The hospital needs drivers that are local and close to the ambulance garage, because, to comply with state law, on-call responders have to be within ten minutes of the ambulance garage.
“…It’s not a crisis yet, but it’s getting to a point where we need drivers,” said Shahan, “We had a lot of drivers at one point a couple of years ago… It’s slowly dwindled down overtime… We just need more drivers and EMTs as well.”
Specifically, WRHS is looking for anyone in the local community willing to drive ambulance and train to become emergency responders, even if they already have fulltime jobs.
“We are pushing to have more of those first responders driving who are CPR certified that can help out and give a hand when out on a run.”
A lot of the current ambulance drivers work non-healthcare, fulltime jobs in the community. These drivers work a normal 40-hour work week while carrying a pager with them at all times, on call and ready to respond throughout the day. The hospital is relying on this kind of supplemental community involvement to keep the ambulance service cost-effective.
Shahan explained that manning an entire ambulance garage with full-time drivers simply isn’t possible for the rural hospital. According to Shahan, in a year, the ambulance service averages less than one ambulance run per day.
“The logistics of having people on the clock 24/7 just doesn’t work out… The costs continuously add up on it…” said Shahan, “You may go two days without a run and then you might have a day where there are five runs… That’s the difficult thing about staffing it.”
According to Shahan, most hospitals in the country do not usually own their own ambulance services due to high overhead costs.
“…The reimbursement is not good. In fact, we have been losing money on the ambulance every single year for quite a few years,” said Shahan.
“We are trying to get more community involvement to where somebody, at any business in town, can drop what their doing and be gone for hopefully only an hour on an ambulance run.”
WRHS is also beginning to look internally into its own departments for drivers, if the need arises.
Shahan said, “We are identifying departments and saying, ‘if we had to send you guys out for an hour and a half, [would] the rest of the hospital would survive?…’”

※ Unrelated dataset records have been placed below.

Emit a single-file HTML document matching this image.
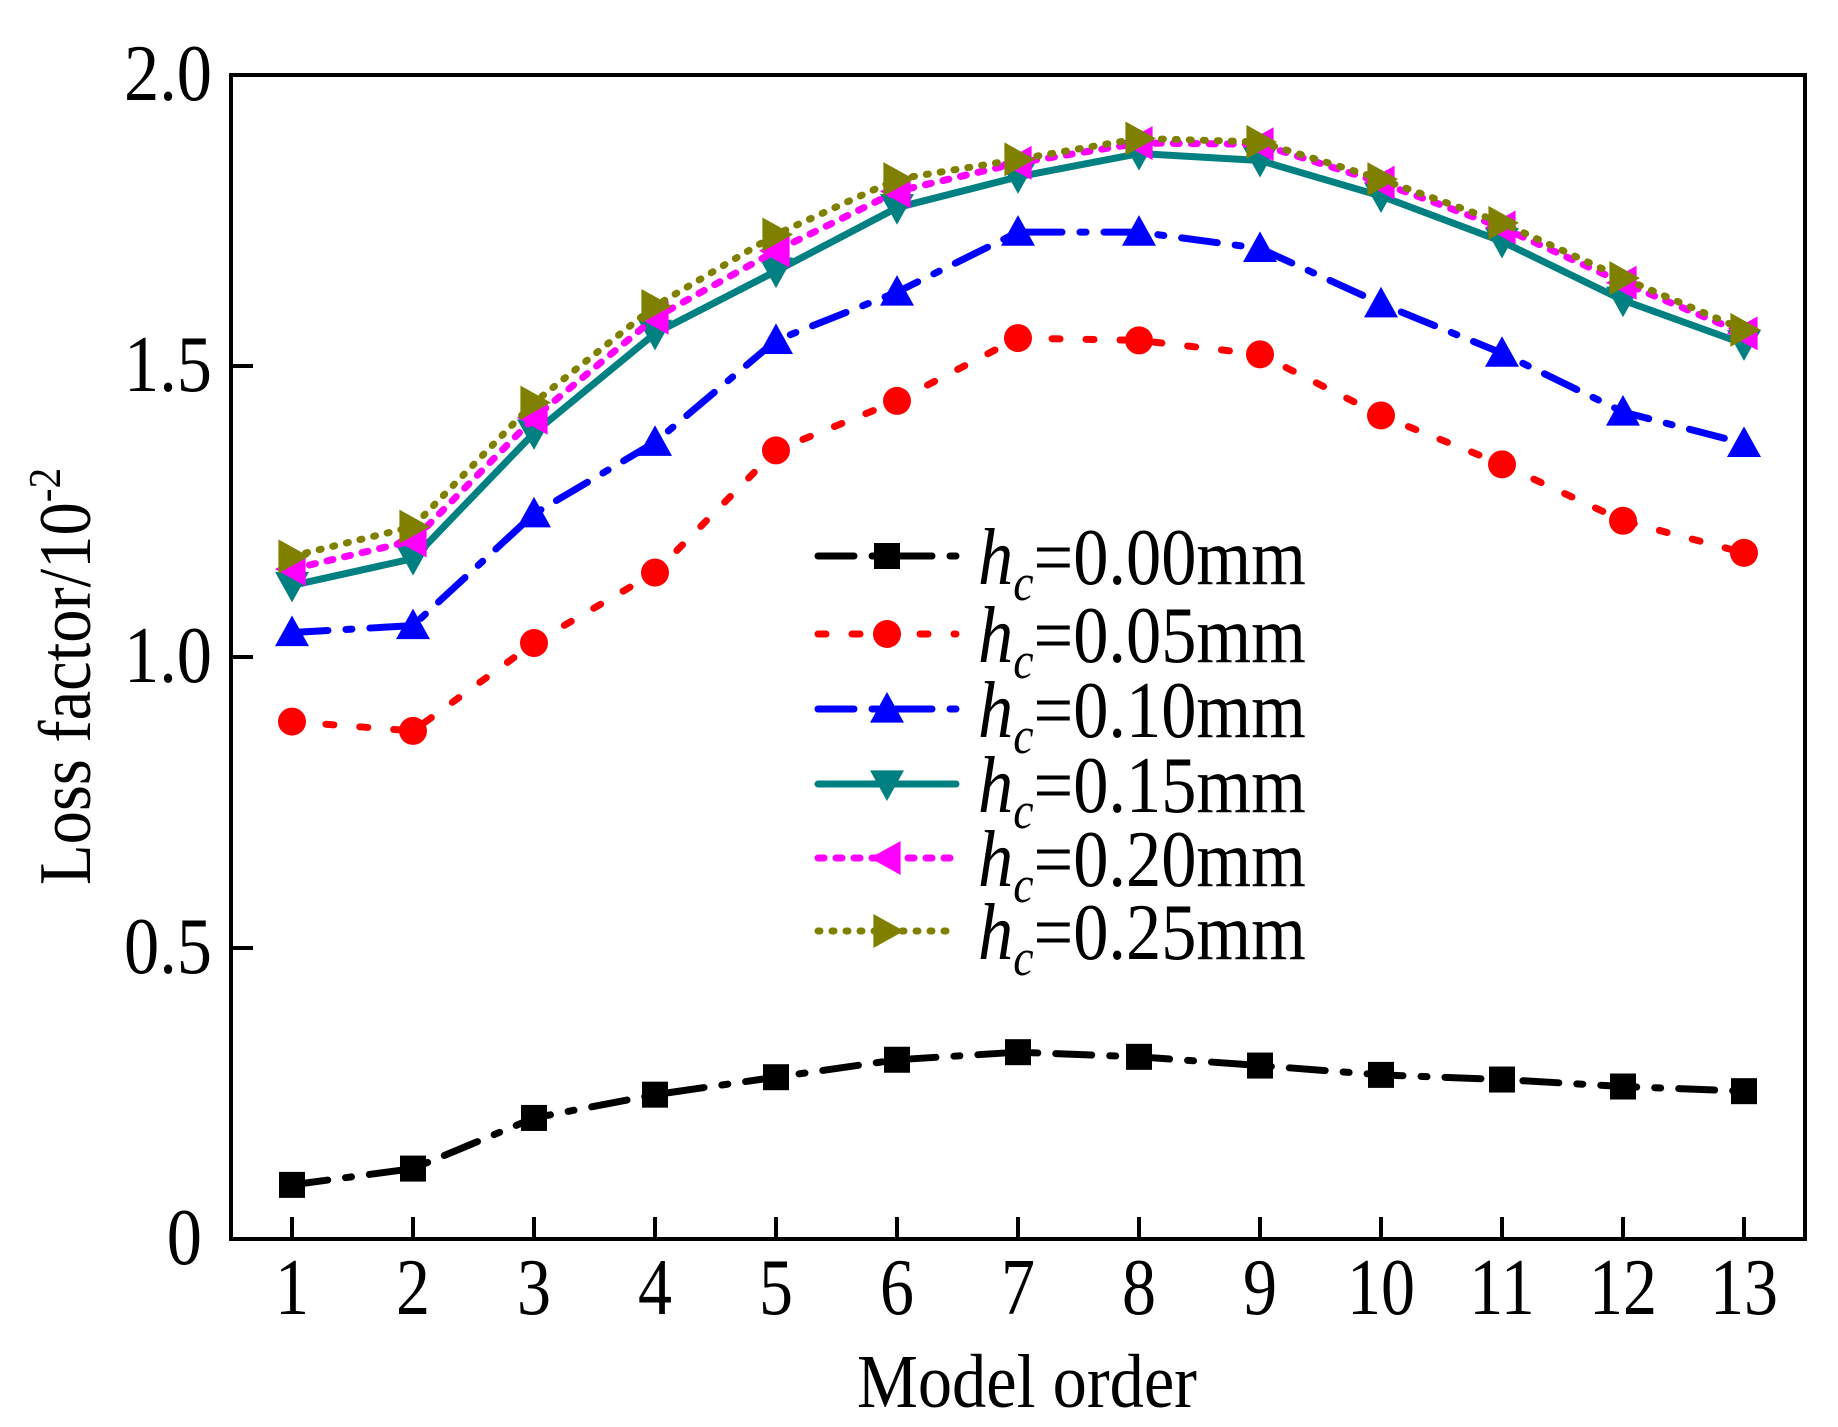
<!DOCTYPE html>
<html><head><meta charset="utf-8"><style>
html,body{margin:0;padding:0;background:#fff;width:1838px;height:1427px;overflow:hidden}
svg text{font-family:"Liberation Serif",serif;fill:#000}
</style></head><body>
<svg id="s" width="1838" height="1427" viewBox="0 0 1838 1427" xmlns="http://www.w3.org/2000/svg">
<rect x="231" y="75" width="1574" height="1164" fill="none" stroke="#000" stroke-width="4"/>
<g stroke="#000" stroke-width="4">
<line x1="231" y1="366" x2="253" y2="366"/><line x1="231" y1="657" x2="253" y2="657"/><line x1="231" y1="948" x2="253" y2="948"/>
</g>
<g font-size="80" text-anchor="end">
<text transform="translate(212,100) scale(0.88,1)">2.0</text>
<text transform="translate(212,391) scale(0.88,1)">1.5</text>
<text transform="translate(212,682) scale(0.88,1)">1.0</text>
<text transform="translate(212,973) scale(0.88,1)">0.5</text>
<text transform="translate(202,1264) scale(0.88,1)">0</text>
</g>
<g id="xt" font-size="80" text-anchor="middle"></g>
<text transform="translate(1027,1407) scale(0.9,1)" font-size="76" text-anchor="middle">Model order</text>
<text transform="translate(90,885) rotate(-90) scale(0.9,1)" font-size="74">Loss factor/10<tspan font-size="46" dy="-30">-2</tspan></text>
<g id="series"></g>
<g id="leg" font-size="80"></g>
</svg>
<script>
const NS="http://www.w3.org/2000/svg";
const s=document.getElementById('s');
const X=i=>292+121*(i);
const Y=v=>1239-582*v;
const xt=document.getElementById('xt');
for(let i=0;i<13;i++){
 const l=document.createElementNS(NS,'line');
 l.setAttribute('x1',X(i));l.setAttribute('x2',X(i));l.setAttribute('y1',1239);l.setAttribute('y2',1217);
 l.setAttribute('stroke','#000');l.setAttribute('stroke-width',4);s.appendChild(l);
 const t=document.createElementNS(NS,'text');t.setAttribute('transform','translate('+X(i)+',1314) scale(0.85,1)');t.textContent=i+1;xt.appendChild(t);
}
const data=[
 {c:'#000',d:'36 18 6 18',m:'sq',v:[0.093,0.121,0.208,0.248,0.278,0.308,0.321,0.313,0.298,0.282,0.274,0.262,0.254]},
 {c:'#ff0000',d:'8 26',m:'ci',v:[0.889,0.873,1.024,1.145,1.355,1.440,1.548,1.544,1.520,1.415,1.331,1.234,1.179]},
 {c:'#0000ff',d:'36 18 6 18',m:'up',v:[1.042,1.054,1.246,1.369,1.544,1.627,1.730,1.730,1.702,1.607,1.522,1.421,1.367]},
 {c:'#008080',d:'',m:'dn',v:[1.123,1.169,1.385,1.556,1.663,1.772,1.825,1.865,1.853,1.792,1.714,1.613,1.538]},
 {c:'#ff00ff',d:'6 12',m:'lt',v:[1.151,1.200,1.411,1.583,1.698,1.800,1.849,1.883,1.881,1.815,1.738,1.643,1.556]},
 {c:'#808000',d:'2 12',m:'rt',v:[1.173,1.224,1.437,1.603,1.726,1.821,1.855,1.891,1.885,1.821,1.746,1.651,1.562]}
];
const g=document.getElementById('series');
function marker(par,m,x,y,c){
 let e;const r=13;
 if(m==='sq'){e=document.createElementNS(NS,'rect');e.setAttribute('x',x-r);e.setAttribute('y',y-r);e.setAttribute('width',2*r);e.setAttribute('height',2*r);}
 else if(m==='ci'){e=document.createElementNS(NS,'circle');e.setAttribute('cx',x);e.setAttribute('cy',y);e.setAttribute('r',14);}
 else{e=document.createElementNS(NS,'polygon');let p;const a=17;
  if(m==='up')p=[[x,y-a],[x+a,y+a*0.8],[x-a,y+a*0.8]];
  if(m==='dn')p=[[x,y+a],[x+a,y-a*0.8],[x-a,y-a*0.8]];
  if(m==='lt')p=[[x-a,y],[x+a*0.8,y-a],[x+a*0.8,y+a]];
  if(m==='rt')p=[[x+a,y],[x-a*0.8,y-a],[x-a*0.8,y+a]];
  e.setAttribute('points',p.map(q=>q.join(',')).join(' '));}
 e.setAttribute('fill',c);par.appendChild(e);
}
function line(par,pts,c,d){
 const p=document.createElementNS(NS,'polyline');
 p.setAttribute('points',pts.map(q=>q.join(',')).join(' '));
 p.setAttribute('fill','none');p.setAttribute('stroke',c);p.setAttribute('stroke-width',7);
 p.setAttribute('stroke-linecap','round');p.setAttribute('stroke-linejoin','round');
 if(d)p.setAttribute('stroke-dasharray',d);par.appendChild(p);
}
data.forEach(S=>{line(g,S.v.map((v,i)=>[X(i),Y(v)]),S.c,S.d);S.v.forEach((v,i)=>marker(g,S.m,X(i),Y(v),S.c));});
const lg=document.getElementById('leg');
const labs=['0.00','0.05','0.10','0.15','0.20','0.25'];
const rows=[556,634,709,784,858,931];
data.forEach((S,k)=>{
 const y=rows[k];
 line(lg,[[818,y],[956,y]],S.c,S.d);
 marker(lg,S.m,887,y,S.c);
 const t=document.createElementNS(NS,'text');
 t.setAttribute('transform','translate(978,'+(y+28)+') scale(0.88,1)');
 t.innerHTML='<tspan font-style="italic">h</tspan><tspan font-style="italic" font-size="52" dy="16">c</tspan><tspan dy="-16">='+labs[k]+'mm</tspan>';
 lg.appendChild(t);
});
</script>
</body></html>
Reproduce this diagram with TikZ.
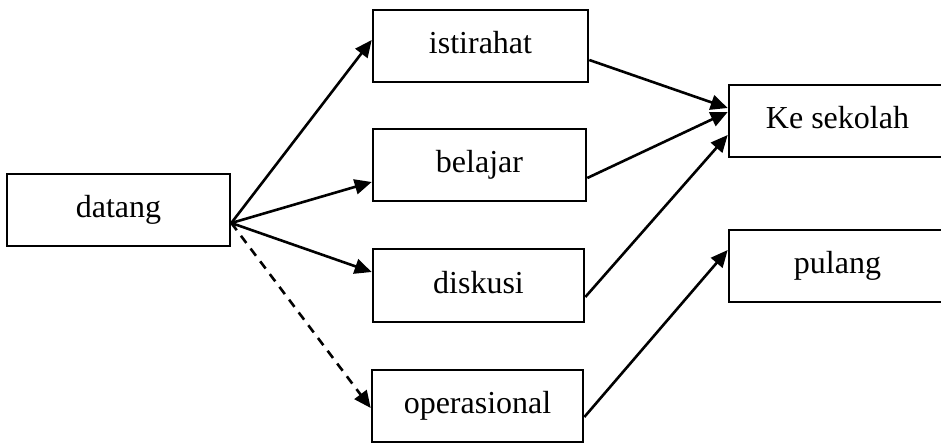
\documentclass[tikz,border=0pt]{standalone}
\usepackage{fontspec}
\setmainfont{Liberation Serif}
\usetikzlibrary{arrows.meta}
\begin{document}
\begin{tikzpicture}[x=1pt,y=-1pt,
  box/.style={draw, line width=2.6pt, rectangle, inner sep=0pt,
    minimum height=72pt, text height=22pt, text depth=6.5pt,
    font=\fontsize{32}{38}\selectfont},
  link/.style={line width=2.6pt, -{Triangle[length=17pt,width=15pt]}},
  maybe/.style={link, dash pattern=on 9pt off 7pt}]
\clip (0,0) rectangle (941,442);
\useasboundingbox (0,0) rectangle (941,442);

% activities
\node[box, minimum width=223pt] (datang) at (118.5,210) {datang};
\node[box, minimum width=215pt] (istirahat) at (480.5,46) {istirahat};
\node[box, minimum width=213pt] (belajar) at (479.5,165) {belajar};
\node[box, minimum width=211pt, minimum height=73pt] (diskusi) at (478.5,285.5) {diskusi};
\node[box, minimum width=211pt] (operasional) at (477.5,406) {operasional};
\node[box, minimum width=217pt] (sekolah) at (837.5,121) {Ke sekolah};
\node[box, minimum width=217pt] (pulang) at (837.5,266) {pulang};

% from datang
\coordinate (src) at ([yshift=-13pt]datang.east);
\draw[link] (src) -- ([yshift=6pt]istirahat.west);
\draw[link] (src) -- ([yshift=-17pt]belajar.west);
\draw[link] (src) -- ([yshift=13.5pt]diskusi.west);
\draw[maybe] (src) -- ([yshift=-2pt]operasional.west);

% to the final states
\draw[link] ([yshift=-14pt]istirahat.east) -- ([yshift=13pt]sekolah.west);
\draw[link] ([yshift=-13pt]belajar.east) -- ([yshift=9pt]sekolah.west);
\draw[link] ([yshift=-11.5pt]diskusi.east) -- ([yshift=-14pt]sekolah.west);
\draw[link] ([yshift=-11pt]operasional.east) -- ([yshift=16pt]pulang.west);
\end{tikzpicture}
\end{document}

When asked where the future of the ambulance is headed, Shahan replied, “Right now that’s a quarter of a million dollar question, and I say that because that’s what… we will lose on the ambulance service this year. Of course, the hospital system is a big system and everything comes into one…”
A lot of the surrounding community hospitals keep their ambulance services alive by partnering with their counties. According to Shahan, WRHS does not have immediate plans to run a partnered ambulance service.
“We are not at that point yet, but that’s certainly in the future as rural volunteerism continues where it is at and where it seems to be going with the struggles of keeping such a service up. We may have to rely on the county or even the sheriff’s department to come up with some sort of partnership so we can continue having an ambulance,” said Shahan.
In the meantime, the hospital is looking to increase efficiency within the ambulance department and looking for more avenues to claim reimbursement from Medicare and Medicaid.
For those who are interested in joining the ambulance crew, Shahan said that, given the right candidate, WRHS would consider paying for the schooling and training to become an EMT or possibly even a paramedic.
“If we found what we felt was the right candidate in that paramedic position, we would absolutely consider paying for that schooling,” said Shahan.